Рихард фон ШирахРихард фон Ширах

— Да, в книге говорится, куда бы они ее сбросили. Первым стоял Лондон… Но все-таки с чего все началось, с чего началась ваша история работы над этой темой?

— Чтобы ответить на ваш вопрос, я должен вернуться в самое детство. После войны мы жили в небольшой баварской деревушке на озере Вальхензее. Наши дома были все конфискованы, и мы ютились здесь, а вместе с нами — еще человек двадцать, населявших деревеньку. Все они были людьми далеко не обычными. И одним из них был Гейзенберг, живший там со своей семьей. Я не знал, кто это. Даже в школе, куда я пошел, где все восемь классов обучались в одной комнате — так там было мало места, я не имел никакого понятия о том, кто это. И когда мне говорили: «О, вот идет Гейзенберг!» — я и знать не знал, что он физик, один из самых известных ученых двадцатого века. Он жил в нашей деревушке, умер двадцать лет назад, а его семья там и осталась. Меня долго занимал вопрос, почему именно в нашей деревушке собралось столько интересных и необычных людей, я стал исследовать их жизни и, подступившись к Гейзенбергу, вдруг неожиданно понял, что весь огромный немецкий проект по созданию атомной бомбы зародился и завершился именно здесь, по соседству от меня.

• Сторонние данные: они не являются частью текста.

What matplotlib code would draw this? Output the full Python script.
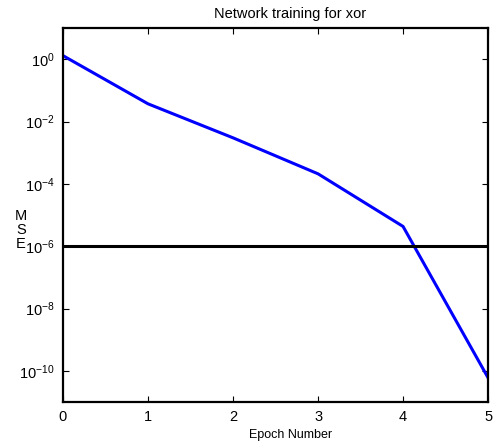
import matplotlib
matplotlib.use("Agg")
import matplotlib.pyplot as plt

plt.rcParams['font.family'] = ['Liberation Sans', 'DejaVu Sans']
plt.rcParams['mathtext.fontset'] = 'custom'
plt.rcParams['mathtext.rm'] = 'Liberation Sans'
plt.rcParams['mathtext.it'] = 'Liberation Sans'
plt.rcParams['mathtext.bf'] = 'Liberation Sans'

epochs = [0, 1, 2, 3, 4, 5]
mse = [1.3, 0.037, 3.0e-3, 2.1e-4, 4.3e-6, 6e-11]
goal = 1e-6
xticks = [0, 1, 2, 3, 4, 5]
yticks = [1e0, 1e-2, 1e-4, 1e-6, 1e-8, 1e-10]
ytick_labels = [r'$10^{0}$', r'$10^{-2}$', r'$10^{-4}$', r'$10^{-6}$', r'$10^{-8}$', r'$10^{-10}$']

fig = plt.figure(figsize=(4.96, 4.45), dpi=100)
ax = fig.add_axes([0.127, 0.0966, 0.857, 0.8404])
ax.semilogy(epochs, mse, color='#0000ff', linewidth=2.2)
ax.axhline(goal, color='black', linewidth=2.2)
ax.set_xlim(0, 5)
ax.set_ylim(1e-11, 1e1)
ax.set_xticks(xticks)
ax.set_xticklabels([str(t) for t in xticks], fontsize=10.5)
ax.set_yticks(yticks)
ax.set_yticklabels(ytick_labels, fontsize=10.5)
ax.minorticks_off()
ax.yaxis.set_minor_locator(matplotlib.ticker.NullLocator())
ax.tick_params(direction='in', top=True, right=True, length=4, width=0.8, pad=6)
for s in ax.spines.values():
    s.set_linewidth(1.6)
ax.set_title('Network training for xor', fontsize=10.5, pad=7, x=0.534)
ax.set_xlabel('Epoch Number', fontsize=9, labelpad=3, x=0.535)
fig.text(0.042, 0.483, 'M\nS\nE', fontsize=10.5, ha='center', va='center', linespacing=1.0)
fig.savefig('out.png', dpi=100)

— «Катастрофа» жила по соседству. Я помню, как меня тоже охватило странное чувство в Кембридже, когда я стояла возле колледжа XVII века и смотрела на обвитые плющом стены, испытывая разные сентиментально-исторические чувства, и вдруг мой спутник сказал: здесь Резерфорд впервые экспериментально «увидел» атом, его ядерную структуру. И я вздрогнула. Что это конкретное, абсолютно чудовищное по многим последствиям умение имеет конкретный адрес.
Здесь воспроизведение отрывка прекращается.